GIVEN INFORMATION ▸
┏━━

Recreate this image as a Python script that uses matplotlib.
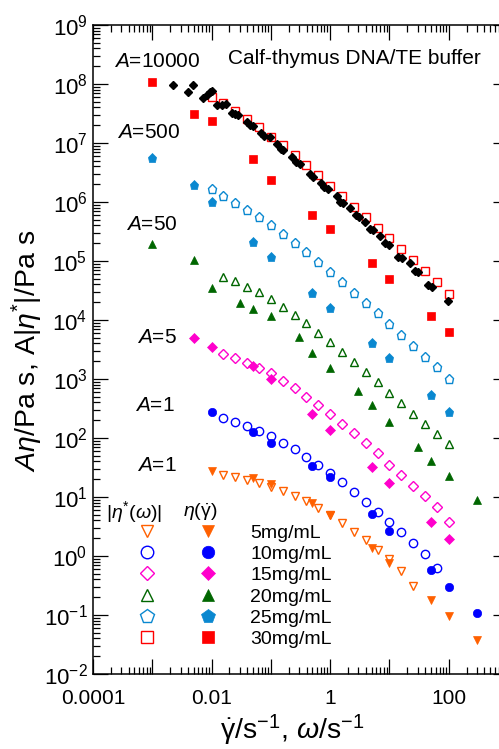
import numpy as np
import matplotlib
matplotlib.use('Agg')
import matplotlib.pyplot as plt
from matplotlib.legend_handler import HandlerTuple
from matplotlib.ticker import FixedLocator, LogLocator, FuncFormatter, NullFormatter

plt.rcParams['font.family'] = ['Liberation Sans', 'DejaVu Sans']
plt.rcParams['mathtext.fontset'] = 'custom'
plt.rcParams['mathtext.rm'] = 'Liberation Sans'
plt.rcParams['mathtext.it'] = 'Liberation Sans:italic'
plt.rcParams['mathtext.bf'] = 'Liberation Sans:bold'
plt.rcParams['axes.unicode_minus'] = False

# oscillatory frequency grid (rad/s), 5 points per decade
omega = [0.01, 0.0158, 0.0251, 0.0398, 0.0631, 0.1, 0.158, 0.251, 0.398, 0.631,
         1.0, 1.58, 2.51, 3.98, 6.31, 10.0, 15.8, 25.1, 39.8, 63.1, 100.0]

# |eta*(omega)| in Pa s (unshifted)
w_5 = omega[1:18]
etac_5 = [23.6, 21.8, 19.4, 17.3, 14.8, 12.6, 10.4, 8.55, 6.51, 4.95, 3.62, 2.55,
          1.87, 1.26, 0.889, 0.557, 0.310]
w_10 = omega[1:20]
etac_10 = [218, 187, 160, 131, 108, 82.3, 65.1, 47.6, 34.8, 25.5, 17.9, 12.2, 8.23,
           5.57, 3.77, 2.55, 1.66, 1.08, 0.627]
w_15 = omega[1:21]
etac_15 = [531, 454, 373, 307, 253, 185, 141, 99, 72.4, 51.1, 34.5, 24.3, 16.4, 11.1,
           6.97, 4.72, 3.07, 2.08, 1.36, 0.753]
w_20 = omega[1:21]
etac_20 = [1071, 916, 725, 597, 454, 332, 243, 178, 120, 84.7, 57.4, 38.8, 26.3, 17.8,
           11.6, 7.84, 5.11, 3.45, 2.34, 1.58]
w_25 = omega
etac_25 = [3320, 2520, 1920, 1460, 1114, 814, 574, 404, 284, 192, 130, 88, 57.4,
           38.8, 26.2, 17.2, 11.2, 7.2, 4.72, 3.2, 2.0]
w_30 = omega
etac_30 = [6020, 4760, 3480, 2550, 1870, 1260, 925, 626, 424, 287, 187, 126, 82.3,
           55.7, 36.2, 24.5, 16.0, 10.4, 6.78, 4.41, 2.76]

# steady shear eta(gamma_dot) in Pa s (unshifted)
g_5 = [0.01, 0.05, 0.1, 0.5, 1, 5, 10, 50, 100, 300]
eta_5 = [27.6, 21.0, 16.6, 7.91, 4.95, 1.37, 0.760, 0.179, 0.0962, 0.0377]
g_10 = [0.01, 0.05, 0.1, 0.5, 1, 5, 10, 50, 100, 300]
eta_10 = [276, 126, 82.3, 33.5, 21.8, 5.15, 2.65, 0.580, 0.299, 0.108]
g_15 = [0.005, 0.01, 0.05, 0.1, 0.5, 1, 5, 10, 50, 100]
eta_15 = [991, 697, 332, 200, 51.1, 27.4, 6.44, 3.45, 0.753, 0.388]
g_20 = [0.001, 0.005, 0.01, 0.03, 0.05, 0.1, 0.3, 0.5, 1, 3, 5, 10, 30, 50, 100, 300]
eta_20 = [3880, 2080, 697, 388, 307, 234, 103, 55.2, 30.7, 12.5, 7.25, 3.73, 1.41,
          0.815, 0.454, 0.178]
g_25 = [0.001, 0.005, 0.01, 0.05, 0.1, 0.5, 1, 5, 10, 50, 100]
eta_25 = [11140, 3880, 2000, 420, 234, 57.4, 32, 8.15, 4.54, 1.07, 0.55]
g_30 = [0.001, 0.005, 0.01, 0.05, 0.1, 0.5, 1, 5, 10, 50, 100]
eta_30 = [10800, 3100, 2360, 536, 236, 60, 34.9, 9.25, 4.95, 1.17, 0.626]

# second steady shear run for 30 mg/mL (black diamonds)
g_30b = [0.00223, 0.0040, 0.00485, 0.00716, 0.00835, 0.0094, 0.0102, 0.0123, 0.0150,
         0.0175, 0.0221, 0.0248, 0.0279, 0.0395, 0.0445, 0.0499, 0.0681, 0.0766,
         0.0966, 0.127, 0.148, 0.160, 0.227, 0.265, 0.310, 0.456, 0.513, 0.700, 0.785,
         0.918, 1.30, 1.46, 1.64, 2.16, 2.72, 3.06, 3.86, 4.69, 5.27, 6.92, 8.40, 9.8,
         13.9, 16.3, 22.2, 26.9, 30.3, 44.6, 52.1, 97]
eta_30b = [9620, 7310, 9620, 5790, 6510, 7310, 7600, 4400, 4400, 4580, 3220, 3100,
           2990, 2270, 2020, 1940, 1480, 1310, 1260, 962, 791, 761, 579, 476, 441, 299,
           265, 210, 180, 166, 126, 100, 96, 79, 60, 55.7, 45.8, 34.8, 33.5, 26.5, 20.2,
           18.7, 11.7, 11.2, 9.25, 6.78, 6.51, 3.92, 3.62, 2.10]

labels = ['5mg/mL', '10mg/mL', '15mg/mL', '20mg/mL', '25mg/mL', '30mg/mL']
shift = [1, 1, 5, 50, 500, 10000]
colors = ['#FF6000', '#0000FF', '#FF00CC', '#006600', '#0A88D0', '#FF0000']
markers = ['v', 'o', 'D', '^', 'p', 's']
msizes = [6.2, 6.0, 5.0, 6.2, 6.6, 5.5]

osc = [(w_5, etac_5), (w_10, etac_10), (w_15, etac_15), (w_20, etac_20),
       (w_25, etac_25), (w_30, etac_30)]
steady = [(g_5, eta_5), (g_10, eta_10), (g_15, eta_15), (g_20, eta_20),
          (g_25, eta_25), (g_30, eta_30)]

fig = plt.figure(figsize=(4.99, 7.49), dpi=100)
ax = fig.add_axes([93 / 499, 75 / 749, 415 / 499, 649 / 749])

handles = []
for i in range(6):
    w, ec = osc[i]
    g, e = steady[i]
    A = shift[i]
    lo, = ax.plot(w, np.array(ec) * A, linestyle='none', marker=markers[i],
                  ms=msizes[i], mfc='none', mec=colors[i], mew=1.0, zorder=3)
    lf, = ax.plot(g, np.array(e) * A, linestyle='none', marker=markers[i],
                  ms=msizes[i], mfc=colors[i], mec=colors[i], mew=0.5, zorder=4)
    handles.append((lo, lf))

ax.plot(g_30b, np.array(eta_30b) * shift[5], linestyle='none', marker='D', ms=3.8,
        color='black', zorder=5)

ax.set_xscale('log')
ax.set_yscale('log')
ax.set_xlim(1e-4, 1e3)
ax.set_ylim(1e-2, 1e9)

ax.xaxis.set_major_locator(FixedLocator(10.0 ** np.arange(-4, 4)))
ax.xaxis.set_major_formatter(FuncFormatter(
    lambda v, pos: ('%g' % v) if round(np.log10(v)) % 2 == 0 else ''))
ax.xaxis.set_minor_locator(LogLocator(base=10, subs=np.arange(2, 10), numticks=20))
ax.xaxis.set_minor_formatter(NullFormatter())
ax.yaxis.set_major_locator(LogLocator(base=10, numticks=20))
ax.yaxis.set_minor_locator(LogLocator(base=10, subs=np.arange(2, 10), numticks=20))
ax.yaxis.set_minor_formatter(NullFormatter())

ax.tick_params(which='both', direction='in', top=True, right=True, width=0.9)
ax.tick_params(which='major', length=10.8)
ax.tick_params(which='minor', length=5.2)
ax.tick_params(axis='x', which='major', pad=11, labelsize=15)
ax.tick_params(axis='y', which='major', pad=4, labelsize=16)
for s in ax.spines.values():
    s.set_linewidth(1.1)

fig.text(27 / 499, 1 - 351 / 749, r'$A\eta$/Pa s, A|$\eta^{*}$|/Pa s', rotation=90,
         ha='center', va='center', fontsize=20.5)
fig.text(292 / 499, 1 - 730 / 749,
         r'$\dot{\mathrm{\gamma}}$/s$^{-1}$, $\omega$/s$^{-1}$',
         ha='center', va='center', fontsize=20.5)

ax.text(0.325, 0.949, 'Calf-thymus DNA/TE buffer', transform=ax.transAxes,
        ha='left', va='center', fontsize=15)

# shift factor labels, bottom to top (5, 10, 15, 20, 25, 30 mg/mL)
txt_pos = [(0.202, 0.322), (0.198, 0.414), (0.202, 0.519), (0.205, 0.692),
           (0.210, 0.834), (0.258, 0.943)]
for i in range(6):
    x, y = txt_pos[i]
    ax.text(x, y, '$A$=%d' % shift[i], transform=ax.transAxes, ha='right',
            va='center', fontsize=15)

ax.text(0.099, 0.250, r'|$\eta^{*}(\omega)$|', transform=ax.transAxes,
        ha='center', va='center', fontsize=14)
ax.text(0.258, 0.250, r'$\eta(\dot{\mathrm{\gamma}})$', transform=ax.transAxes,
        ha='center', va='center', fontsize=14)

ax.legend(handles, labels, handler_map={tuple: HandlerTuple(ndivide=None, pad=0)},
          loc='upper left', bbox_to_anchor=(0.0566, 0.231), frameon=False,
          fontsize=14, numpoints=1, markerscale=1.5, handlelength=6.28,
          handletextpad=0.59, borderpad=0, borderaxespad=0, labelspacing=0.19)

plt.savefig('out.png', dpi=100)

┗━━

WHAT TO PRODUCE ▸
Go from the first line of the data above to the line containing "from matplotlib.ticker import" and retype exactly those lines, both included, but none of the pictures.

SOLUTION TO THIS TASK ▸
Recreate this image as a Python script that uses matplotlib.
import numpy as np
import matplotlib
matplotlib.use('Agg')
import matplotlib.pyplot as plt
from matplotlib.legend_handler import HandlerTuple
from matplotlib.ticker import FixedLocator, LogLocator, FuncFormatter, NullFormatter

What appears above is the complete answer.